First 24-hour war room workflow
- Activate: Name an incident lead. Open a single comms channel and a single truth doc.
- Roles: Incident lead, Comms lead, Legal lead, Forensics lead, Customer support lead, Exec sponsor. One owner per role.
- Approval path: Draft → Legal → Incident lead → Exec sponsor (only when needed). Keep it fast.
- Cadence: Internal updates every 60-90 minutes. External updates every 3-4 hours or faster if impact is customer-facing.
- Decision log: Capture what was decided, why, and by whom. This protects you later.
Stakeholder map and channel plan
- Employees: What they need: what to say to customers, how to secure accounts, where to route questions. Channel: Slack/Email + FAQ.
- Customers: What they need: impact, workarounds, updates. Channel: Status page, email for impacted segments, support macros.
- Regulators: What they need: facts, timing, notifications when thresholds are met. Channel: Counsel-led filings and direct outreach.
- Vendors/Partners: What they need: dependency impact, access keys rotation, mutual incident checks. Channel: Partner portal/email.
- Board/Investors: What they need: risk, continuity, next milestones. Channel: Brief memo and scheduled calls.
FAQ and talk tracks
Stand up a living FAQ that support, sales, and executives can use. Keep answers in short, repeatable lines and tie each to a source in your truth doc.
- What happened? What do we know for sure vs. still investigating?
- What systems are affected and where?
- Was data accessed or taken? If unknown, say so and explain how you're checking.
- What should I do right now?
- When is the next update and where will it be posted?
Compliance-friendly communications
- Do not speculate. If you're estimating, label it as an estimate and date-stamp it.
- Avoid sharing indicators or tactics publicly until forensics confirms and containment is in place.
- Preserve evidence: no mass reboots or log deletions without direction from forensics.
- Use approved channels and keep drafts in your incident workspace to maintain a record.
Metrics that keep you honest
- Time to first internal and external update.
- Percentage of customer tickets responded to within SLA.
- Support backlog trend and top 5 questions.
- Status page views vs. inbound contacts (is your message reducing load?).
- Escalation triggers: if impact widens, update cadence increases automatically.
Train before it counts
Run quarterly tabletops using your actual playbook, message modules, and approval path. Pick a scenario, set clocks, and practice publishing on schedule.
- Use public guidance to shape exercises: CISA Tabletop Exercise Packages
- Align incident comms with handling process: NIST SP 800-61 (Incident Handling Guide)
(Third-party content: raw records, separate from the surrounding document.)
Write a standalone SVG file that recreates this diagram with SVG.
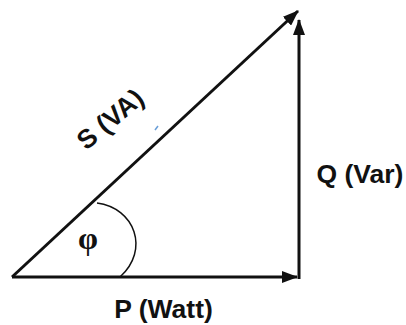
<svg xmlns="http://www.w3.org/2000/svg" width="406" height="325" viewBox="0 0 406 325">
<defs>
<style>
.vec{stroke:#111;stroke-width:3;fill:none;stroke-linecap:butt}
.lbl{font-family:"Liberation Sans",Arial,sans-serif;font-weight:bold;font-size:26.5px;fill:#111}
.sym{font-family:"Liberation Serif","Times New Roman",serif;font-weight:bold;font-size:32px;fill:#111}
</style>
<marker id="ah" markerUnits="userSpaceOnUse" markerWidth="16" markerHeight="12" viewBox="0 0 16 12" refX="15" refY="6" orient="auto">
<path d="M0,0 L16,6 L0,12 z" fill="#111"/>
</marker>
</defs>
<rect width="406" height="325" fill="#fff"/>
<g id="connectors">
<line id="P" class="vec" x1="12" y1="277" x2="297" y2="277" marker-end="url(#ah)"/>
<line id="Q" class="vec" x1="299" y1="279" x2="299" y2="20" marker-end="url(#ah)"/>
<line id="S" class="vec" x1="12" y1="277" x2="298" y2="11" marker-end="url(#ah)"/>
<path id="angle" d="M97,203 C135,208 150,250 120,277" fill="none" stroke="#111" stroke-width="1.5"/>
<line x1="155" y1="130" x2="158" y2="126" stroke="#6a9fd8" stroke-width="1.5"/>
</g>
<g id="label-S"><text class="lbl" transform="translate(116,126) rotate(-40)" text-anchor="middle">S (VA)</text></g>
<g id="label-Q"><text class="lbl" x="360" y="183" text-anchor="middle">Q (Var)</text></g>
<g id="label-P"><text class="lbl" x="163.5" y="318" text-anchor="middle">P (Watt)</text></g>
<g id="label-phi"><text class="sym" x="88" y="249" text-anchor="middle">φ</text></g>
</svg>
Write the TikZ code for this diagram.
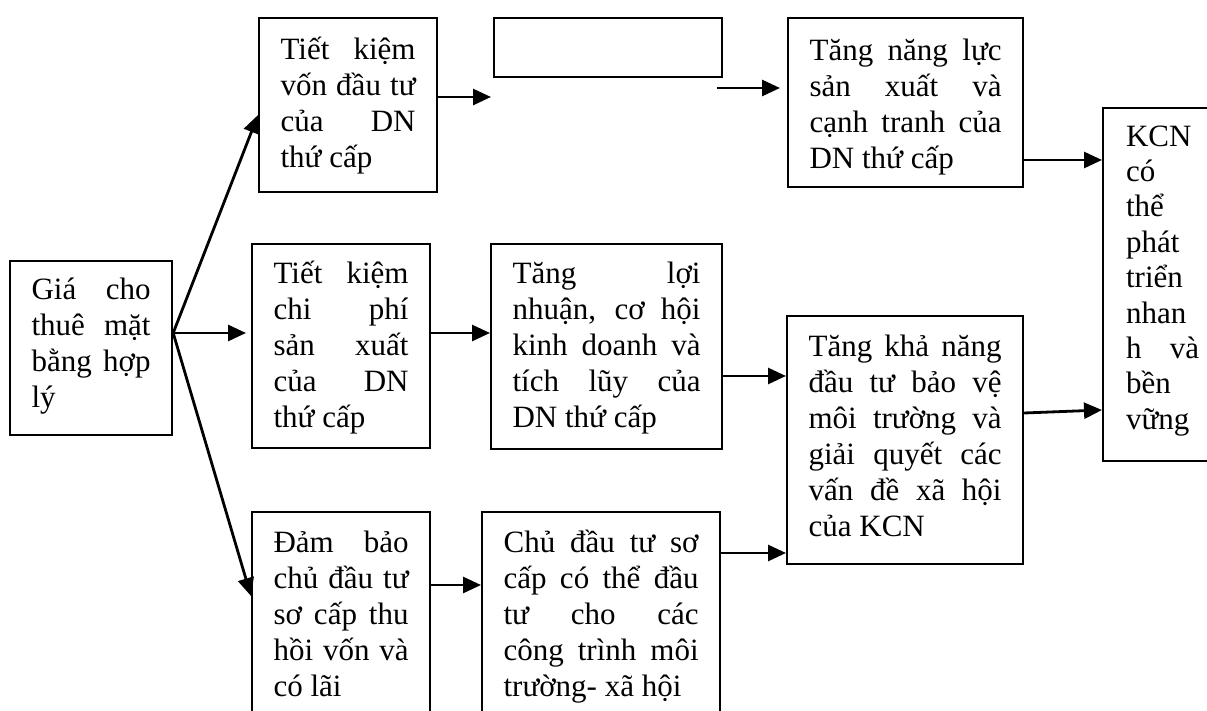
\documentclass[tikz,border=0pt]{standalone}
\usepackage{fontspec}
\setmainfont{Liberation Serif}
\usetikzlibrary{arrows.meta,calc}
\tolerance=10000
\hbadness=10000
\hyphenpenalty=10000

\begin{document}
\begin{tikzpicture}[x=0.5pt, y=-0.5pt, font=\fontsize{15.5}{18}\selectfont,
  box/.style={draw, line width=1.1pt, anchor=north west, align=justify,
    inner xsep=10.75pt, inner ysep=0pt, text height=20pt},
  blank/.style={draw, line width=1.1pt, anchor=north west, inner sep=0pt},
  flow/.style={-{Triangle[length=9pt, width=8pt]}, line width=1.4pt},
]
\useasboundingbox (0,0) rectangle (1207,711);
\clip (0,0) rectangle (1207,711);

% ---------------------------------------------------------------- source
\node[box, text width=59.5pt, text height=19pt, text depth=68pt] (gia) at (9,260)
  {Giá cho\linebreak thuê mặt\linebreak bằng hợp\linebreak lý};

% ---------------------------------------------------------------- top row
\node[box, text width=67.5pt, text height=20.5pt, text depth=66.5pt] (von) at (258,17)
  {Tiết kiệm\linebreak vốn đầu tư\linebreak của DN\linebreak thứ cấp};
\node[blank, minimum width=114pt, minimum height=29.5pt] (trong) at (493,17) {};
\node[box, text width=96pt, text height=21pt, text depth=63.5pt] (nangluc) at (787,17)
  {Tăng năng lực\linebreak sản xuất và\linebreak cạnh tranh của\linebreak DN thứ cấp};

% ---------------------------------------------------------------- middle row
\node[box, text width=67.5pt, text height=19.5pt, text depth=82.5pt] (chiphi) at (251,243)
  {Tiết kiệm\linebreak chi phí\linebreak sản xuất\linebreak của DN\linebreak thứ cấp};
\node[box, text width=94pt, text height=19.5pt, text depth=83pt] (loinhuan) at (490,243)
  {Tăng lợi\linebreak nhuận, cơ hội\linebreak kinh doanh và\linebreak tích lũy của\linebreak DN thứ cấp};
\node[box, text width=96.5pt, text height=20pt, text depth=104pt] (moitruong) at (786,315)
  {Tăng khả năng\linebreak đầu tư bảo vệ\linebreak môi trường và\linebreak giải quyết các\linebreak vấn đề xã hội\linebreak của KCN};

% ---------------------------------------------------------------- bottom row
\node[box, text width=67.5pt, text height=20pt, text depth=94.5pt] (thuhoi) at (251,511)
  {Đảm bảo\linebreak chủ đầu tư\linebreak sơ cấp thu\linebreak hồi vốn và\linebreak có lãi};
\node[box, text width=97.5pt, text height=20pt, text depth=94.5pt] (socap) at (481,511)
  {Chủ đầu tư sơ\linebreak cấp có thể đầu\linebreak tư cho các\linebreak công trình môi\linebreak trường- xã hội};

% ---------------------------------------------------------------- goal
\node[box, font=\fontsize{15.5}{17.7}\selectfont, text width=36.5pt, inner xsep=11.5pt,
  text height=19pt, text depth=157.5pt] (kcn) at (1102,107)
  {KCN\linebreak có\linebreak thể\linebreak phát\linebreak triển\linebreak nhan\linebreak h và\linebreak bền\linebreak vững};

% ---------------------------------------------------------------- arrows
\coordinate (fork) at (gia.east |- 0,333);
\coordinate (gapL) at (491,97);
\coordinate (gapR) at (717,88);
\draw[flow] (fork) -- ($(von.north west)+(0,98)$);
\draw[flow, shorten >=2.5pt] (fork) -- (chiphi.west |- fork);
\draw[flow] (fork) -- ($(thuhoi.north west)+(0,85)$);
\draw[flow] (von.east |- gapL) -- (gapL);
\draw[flow, shorten >=3.5pt] (gapR) -- (nangluc.west |- gapR);
\draw[flow] (nangluc.east |- 0,160) -- (kcn.west |- 0,160);
\draw[flow] (chiphi.east |- fork) -- (loinhuan.west |- fork);
\draw[flow] (loinhuan.east |- 0,376) -- (moitruong.west |- 0,376);
\draw[flow] (thuhoi.east |- 0,585) -- (socap.west |- 0,585);
\draw[flow] (socap.east |- 0,553) -- (moitruong.west |- 0,553);
\draw[flow] (moitruong.east |- 0,413) -- (kcn.west |- 0,410);
\end{tikzpicture}
\end{document}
Quick templates you can adapt
Employee update (Slack/Email): "We're investigating a security incident affecting [system]. We've contained the activity and are working with specialists. Please direct customer questions to [intake link]. Do not share unapproved details externally. Next update at [time]."
Customer status page: "We're investigating an incident impacting [service]. Access may be limited for some users. We've isolated the affected components and are monitoring. We'll post the next update by [time]."
Executive note to board: "At [time], we detected suspicious activity on [systems]. Containment is in place. No confirmed data access at this time; verification is underway. Customer communication is live. Next milestones: [forensics step], [notification trigger], [recovery checkpoint]."
Common mistakes to avoid
- Overpromising timelines or outcomes you can't guarantee.
- Silence that creates rumors and support overload.
- Blaming a vendor before facts are verified.
- Changing numbers across channels without explanation.
- Using technical jargon that confuses non-technical readers.
Operations takeaway
Your calm, repeatable process is the message. Set clear cadences, use message modules, route through legal, and publish on time. Do this well and you maintain trust even while the facts are still forming.